THE INVISIBLE BILLIONAIRE: Daniel Ludwig

By

Pub Date: Sept. 1st, 1986
Publisher: Houghton Mifflin

If effort alone could yield up a good biography, this would be a masterwork. Shields appears to have examined and logged every available scrap of documentary evidence bearing on Ludwig, the publicity-shy tycoon who amassed a fortune in shipping and a host of other industries. Unfortunately, while there's much intriguing material here, too often it's submerged in a welter of tortuous analysis, tedious excerpts from official records, and tangential anecdotes. During the whole of his career, he has granted the press three interviews. Born in Michigan in 1897, Ludwig (who is still alive) began building his fortune during Prohibition as a rumrunner.

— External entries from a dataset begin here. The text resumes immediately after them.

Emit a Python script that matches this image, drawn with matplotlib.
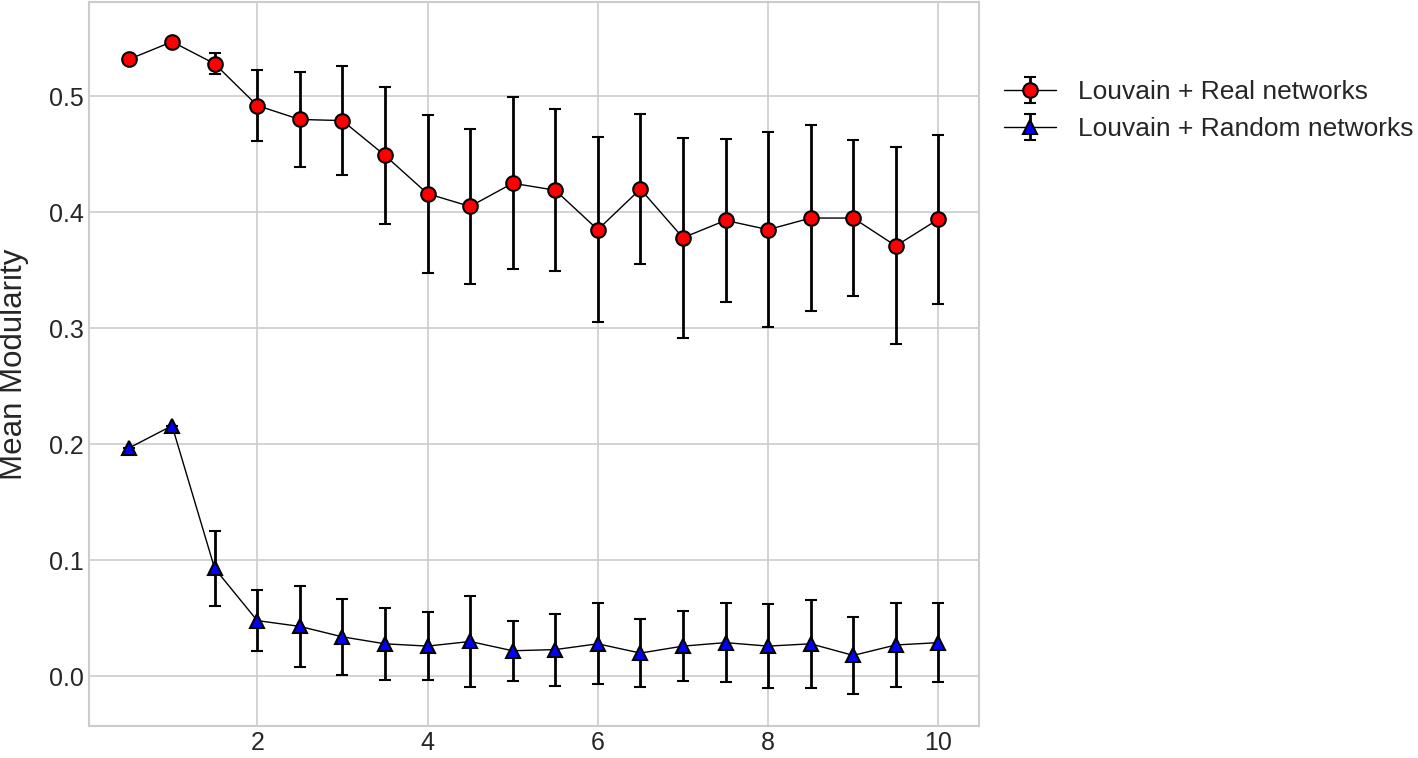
import matplotlib
matplotlib.use("Agg")
import matplotlib.pyplot as plt
import numpy as np

x = [0.5, 1.0, 1.5, 2.0, 2.5, 3.0, 3.5, 4.0, 4.5, 5.0,
     5.5, 6.0, 6.5, 7.0, 7.5, 8.0, 8.5, 9.0, 9.5, 10.0]

real_mean = [0.532, 0.547, 0.528, 0.492, 0.480, 0.479, 0.449, 0.416, 0.405, 0.425,
             0.419, 0.385, 0.420, 0.378, 0.393, 0.385, 0.395, 0.395, 0.371, 0.394]
real_err = [0.0, 0.0, 0.009, 0.031, 0.041, 0.047, 0.059, 0.068, 0.067, 0.074,
            0.070, 0.080, 0.065, 0.086, 0.070, 0.084, 0.080, 0.067, 0.085, 0.073]

rand_mean = [0.197, 0.216, 0.093, 0.048, 0.043, 0.034, 0.028, 0.026, 0.030, 0.022,
             0.023, 0.028, 0.020, 0.026, 0.029, 0.026, 0.028, 0.018, 0.027, 0.029]
rand_err = [0.0, 0.0, 0.032, 0.026, 0.035, 0.033, 0.031, 0.029, 0.039, 0.026,
            0.031, 0.035, 0.029, 0.030, 0.034, 0.036, 0.038, 0.033, 0.036, 0.034]

labels = ["Louvain + Real networks", "Louvain + Random networks"]

plt.style.use("seaborn-v0_8-whitegrid")
plt.rcParams["font.family"] = ["Liberation Sans", "DejaVu Sans"]

fig = plt.figure(figsize=(14.18, 7.58), dpi=100)
ax = fig.add_axes([0.0628, 0.042, 0.6275, 0.955])

common = dict(color="black", linewidth=1.0, markersize=10.5, markeredgewidth=1.5,
              markeredgecolor="black", ecolor="black", elinewidth=2.0,
              capsize=4, capthick=2.0)

ax.errorbar(x, real_mean, yerr=real_err, marker="o", markerfacecolor="red",
            label=labels[0], **common)
ax.errorbar(x, rand_mean, yerr=rand_err, marker="^", markerfacecolor="blue",
            label=labels[1], **common)

ax.set_xlim(0.025, 10.475)
ax.set_ylim(-0.043, 0.581)
ax.set_xticks([2, 4, 6, 8, 10])
ax.set_yticks([0.0, 0.1, 0.2, 0.3, 0.4, 0.5])
ax.tick_params(labelsize=18, colors="#262626")
ax.set_ylabel("Mean Modularity", fontsize=22.5, color="#262626")
ax.yaxis.set_label_coords(-0.068, 0.5)

for s in ax.spines.values():
    s.set_visible(True)
    s.set_color("#cccccc")
    s.set_linewidth(1.5)
ax.grid(True, color="#cccccc", linewidth=1.2)

ax.legend(loc="upper left", bbox_to_anchor=(1.016, 0.907), fontsize=19,
          frameon=False, borderaxespad=0.0, handlelength=2.0)

fig.savefig("out.png", dpi=100)
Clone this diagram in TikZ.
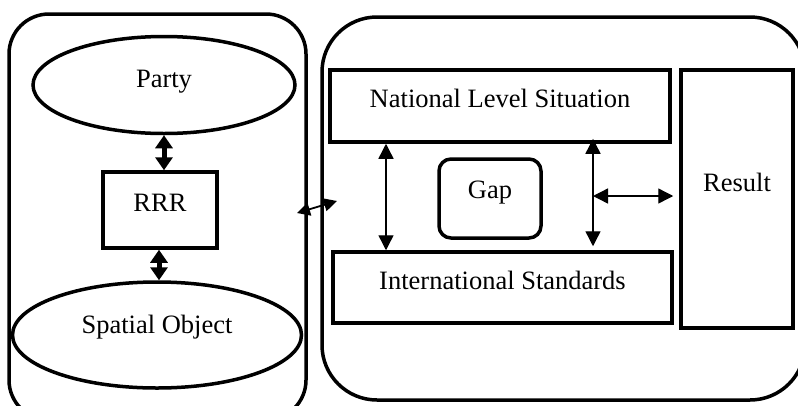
\documentclass[tikz,border=0pt]{standalone}
\usepackage{fontspec}
\setmainfont{Liberation Serif}
\usetikzlibrary{shapes.geometric,arrows.meta}
\begin{document}
\begin{tikzpicture}[x=1pt,y=-1pt,
  font=\fontsize{26.5}{30}\selectfont,
  container/.style={draw, line width=3.5pt, rectangle, inner sep=0pt},
  box/.style={draw, line width=3.5pt, rectangle, inner sep=0pt},
  oval/.style={draw, line width=3.5pt, ellipse, inner sep=0pt},
  thinarrow/.style={line width=1.4pt, {Triangle[length=15pt,width=15pt]}-{Triangle[length=15pt,width=15pt]}},
  boldarrow/.style={line width=5pt, {Triangle[length=13pt,width=17pt]}-{Triangle[length=13pt,width=17pt]}},
  smallarrow/.style={line width=1.8pt, {Triangle[length=13pt,width=13pt]}-{Triangle[length=13pt,width=13pt]}}
]
\useasboundingbox (0,0) rectangle (798,405);
\clip (0,0) rectangle (798,405);
\fill[white] (0,0) rectangle (798,405);

% containers
\node[container, rounded corners=40pt, minimum width=297pt, minimum height=406pt] (leftc) at (157.5,217) {};
\node[container, rounded corners=55pt, minimum width=483pt, minimum height=383pt] (rightc) at (563.5,208.5) {};

% left side
\node[oval, minimum width=262pt, minimum height=97pt, label={[yshift=3pt]center:Party}] (party) at (164,85) {};
\node[box, minimum width=114pt, minimum height=76pt, label={[yshift=7pt]center:RRR}] (rrr) at (160,210) {};
\node[oval, minimum width=289pt, minimum height=106pt, label={[yshift=8pt]center:Spatial Object}] (spatial) at (157,335) {};

\draw[boldarrow] (party.south) -- (party.south |- rrr.north);
\draw[boldarrow] ([xshift=-1pt]rrr.south) -- ([xshift=-1pt]rrr.south |- spatial.north);

% right side
\node[box, minimum width=340pt, minimum height=72pt, label={[yshift=8pt]center:National Level Situation}] (nls) at (500,106) {};
\node[box, minimum width=339pt, minimum height=71pt, label={[yshift=7pt]center:International Standards}] (is) at (502.5,287.5) {};
\node[box, minimum width=112pt, minimum height=258pt, label={[yshift=17pt]center:Result}] (result) at (737,199) {};
\node[box, rounded corners=12pt, minimum width=102pt, minimum height=79pt, label={[yshift=6pt]center:Gap}] (gap) at (490,198.5) {};

\draw[thinarrow] ([xshift=-114pt]nls.south) -- ([xshift=-116.5pt]is.north);
\draw[thinarrow] ([xshift=93pt,yshift=5pt]nls.south) -- ([xshift=90.5pt,yshift=4pt]is.north);
\coordinate (j) at (593,196);
\draw[thinarrow, shorten >=6pt] (j) -- (result.west |- j);

% link between containers
\coordinate (a1) at (297,213);
\coordinate (a2) at (337,201);
\draw[smallarrow] (a1) -- (a2);
\end{tikzpicture}
\end{document}
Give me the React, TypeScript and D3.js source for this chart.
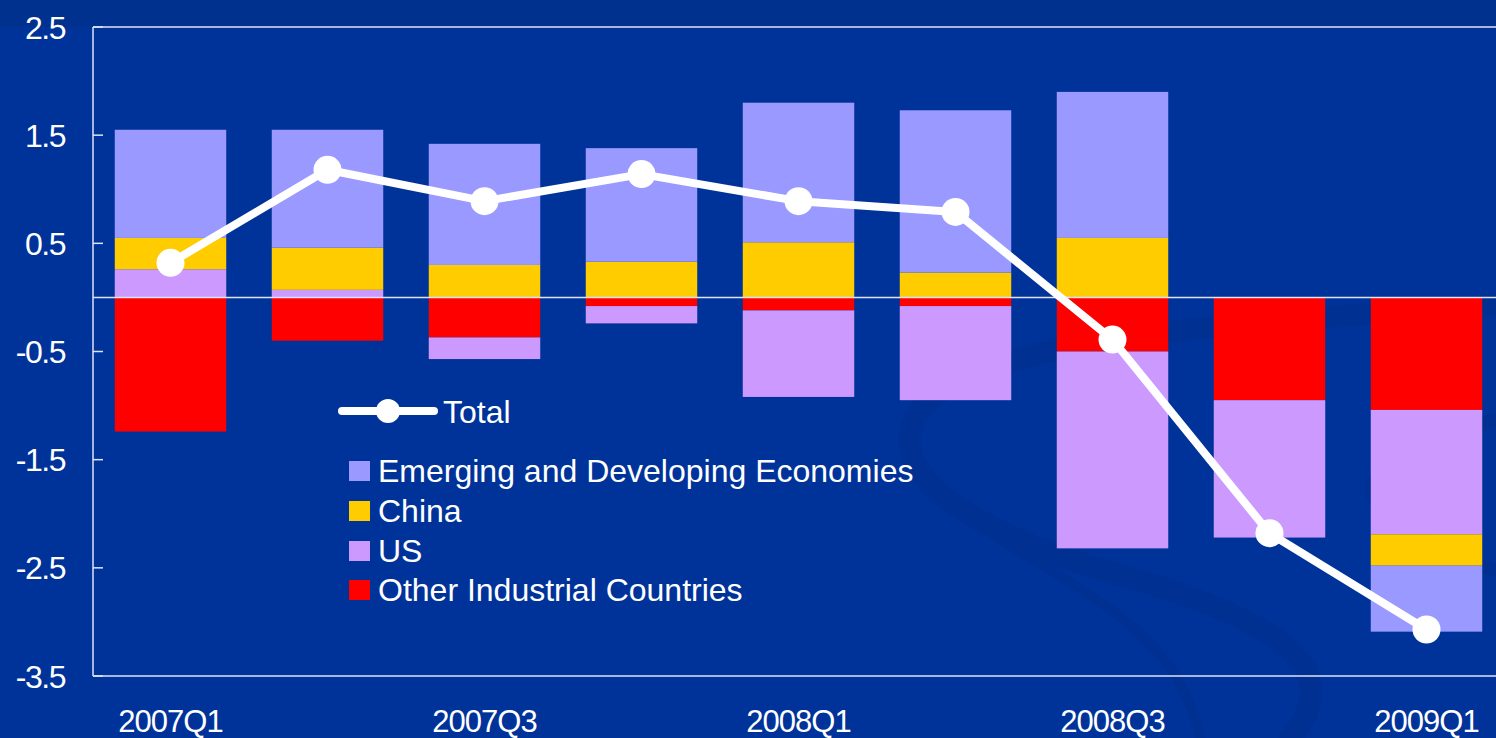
import React from "react";
import * as d3 from "d3";

const quarters = ["2007Q1", "2007Q2", "2007Q3", "2007Q4", "2008Q1", "2008Q2", "2008Q3", "2008Q4", "2009Q1"];
const xTickLabels = ["2007Q1", "2007Q3", "2008Q1", "2008Q3", "2009Q1"];
const yTicks = [2.5, 1.5, 0.5, -0.5, -1.5, -2.5, -3.5];

const otherIndustrial = [-1.24, -0.40, -0.37, -0.08, -0.12, -0.08, -0.50, -0.95, -1.04];
const us = [0.26, 0.07, -0.20, -0.16, -0.80, -0.87, -1.82, -1.27, -1.15];
const china = [0.29, 0.39, 0.30, 0.33, 0.51, 0.23, 0.55, 0, -0.29];
const emerging = [1.00, 1.09, 1.12, 1.05, 1.29, 1.50, 1.35, 0, -0.61];
const total = [0.32, 1.18, 0.89, 1.14, 0.89, 0.79, -0.39, -2.18, -3.07];

const seriesKeys = ["other", "us", "china", "emerging"];
const seriesColors: Record<string, string> = {
  emerging: "#9999FF",
  china: "#FFCC00",
  us: "#CC99FF",
  other: "#FF0000",
};
const legendItems = [
  { key: "emerging", label: "Emerging and Developing Economies" },
  { key: "china", label: "China" },
  { key: "us", label: "US" },
  { key: "other", label: "Other Industrial Countries" },
];

const W = 1496;
const H = 738;
const FONT = "Arial, 'Liberation Sans', Helvetica, sans-serif";

export default function App() {
  const rows = quarters.map((q, i) => ({
    q,
    other: otherIndustrial[i],
    us: us[i],
    china: china[i],
    emerging: emerging[i],
  }));

  const x = d3
    .scaleBand<string>()
    .domain(quarters)
    .range([92, 1505])
    .paddingInner(0.29)
    .paddingOuter(0.145);
  const y = d3.scaleLinear().domain([-3.5, 2.5]).range([676, 27]);

  const stack = d3
    .stack<any>()
    .keys(seriesKeys)
    .offset(d3.stackOffsetDiverging);
  const stacked = stack(rows);

  const cx = (q: string) => (x(q) as number) + x.bandwidth() / 2;
  const line = d3
    .line<number>()
    .x((_, i) => cx(quarters[i]))
    .y((d) => y(d));

  const axisColor = "#dfe3f5";
  const left = 93;

  return (
    <svg
      width={W}
      height={H}
      style={{ position: "absolute", left: 0, top: 0, display: "block" }}
      fontFamily={FONT}
    >
      <rect x={0} y={0} width={W} height={H} fill="#003399" />
      <rect x={0} y={0} width={W} height={27} fill="#00318f" />
      {/* decorative swoosh */}
      <g fill="none" stroke="#002d88" strokeLinecap="round" opacity={0.45}>
        <path
          d="M1496,305 C1300,320 1020,330 935,395 C860,460 960,530 1120,575 C1280,620 1350,670 1290,738"
          strokeWidth={22}
        />
        <path
          d="M1496,420 C1420,440 1360,470 1375,500 C1390,530 1460,560 1496,570"
          strokeWidth={14}
        />
        <path d="M1000,540 C1100,600 1180,640 1200,738" strokeWidth={10} />
      </g>

      {/* frame */}
      <line x1={left} x2={W} y1={27} y2={27} stroke={axisColor} strokeWidth={1.5} />
      <line x1={left} x2={W} y1={676} y2={676} stroke={axisColor} strokeWidth={1.5} />
      <line x1={left} x2={left} y1={27} y2={676} stroke={axisColor} strokeWidth={1.5} />
      {yTicks.map((t) => (
        <g key={t}>
          <line x1={left} x2={left + 10} y1={y(t)} y2={y(t)} stroke={axisColor} strokeWidth={1.5} />
          <text
            x={65}
            y={y(t)}
            dy="0.36em"
            textAnchor="end"
            fill="#ffffff"
            fontSize={32}
            letterSpacing={-1.5}
          >
            {t}
          </text>
        </g>
      ))}

      {/* bars */}
      {stacked.map((s) => (
        <g key={s.key} fill={seriesColors[s.key]}>
          {s.map((d, i) => {
            const y0 = y(d[0]);
            const y1 = y(d[1]);
            const h = Math.abs(y0 - y1);
            if (h < 0.01) return null;
            return (
              <rect
                key={i}
                x={x(quarters[i])}
                width={x.bandwidth()}
                y={Math.min(y0, y1)}
                height={h}
              />
            );
          })}
        </g>
      ))}

      {/* zero line */}
      <line x1={left} x2={W} y1={y(0)} y2={y(0)} stroke={axisColor} strokeWidth={1.5} />

      {/* total line */}
      <path d={line(total) || ""} fill="none" stroke="#ffffff" strokeWidth={8} strokeLinejoin="round" />
      {total.map((v, i) => (
        <circle key={i} cx={cx(quarters[i])} cy={y(v)} r={14} fill="#ffffff" />
      ))}

      {/* x labels */}
      {xTickLabels.map((q) => (
        <text
          key={q}
          x={cx(q)}
          y={732}
          textAnchor="middle"
          fill="#ffffff"
          fontSize={31}
          letterSpacing={-1}
        >
          {q}
        </text>
      ))}

      {/* legend */}
      <line x1={342} x2={434} y1={411} y2={411} stroke="#ffffff" strokeWidth={8} strokeLinecap="round" />
      <circle cx={388} cy={411} r={12} fill="#ffffff" />
      <text x={443} y={423} fill="#ffffff" fontSize={32}>
        Total
      </text>
      {legendItems.map((it, i) => {
        const cy = [471, 511, 551, 590][i];
        return (
          <g key={it.key}>
            <rect x={349} y={cy - 10} width={21} height={20} fill={seriesColors[it.key]} />
            <text x={378} y={cy + 11} fill="#ffffff" fontSize={32}>
              {it.label}
            </text>
          </g>
        );
      })}
    </svg>
  );
}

Later on, with help from friends in high places, he flim-flammed federal maritime authorities, acquiring enough surplus tankers on concessionary terms to profit greatly from WW II. When peace came, Ludwig was somehow able to secure still-scarce steel to build his own vessels in Japan and contend for world supremacy in the tanker trade. Once on his way, Ludwig never looked back, creating a privately held global empire that encompasses banking, casinos, construction, hotels, natural resources, real-estate developments and shipping. He has done business with such as Meyer Lansky, Howard Hughes and Anastasio Somoza and government officials on every continent. A genuine risk taker, Ludwig can take credit for several enduring innovations, among them the welded hull, the use of charter contracts as collateral, and super-tankers. Ludwig has also been both venturesome and successful in exploiting the potential of wilderness areas. Despite a long-term commitment estimated at $1 billion, however, he failed to create a self-sustaining pulp/paper complex deep in the Brazilian rain forest. At best, Shields offers only glimpses of the shadowy Ludwig and his vast holdings; the man and his motives remain well beyond the author's reach.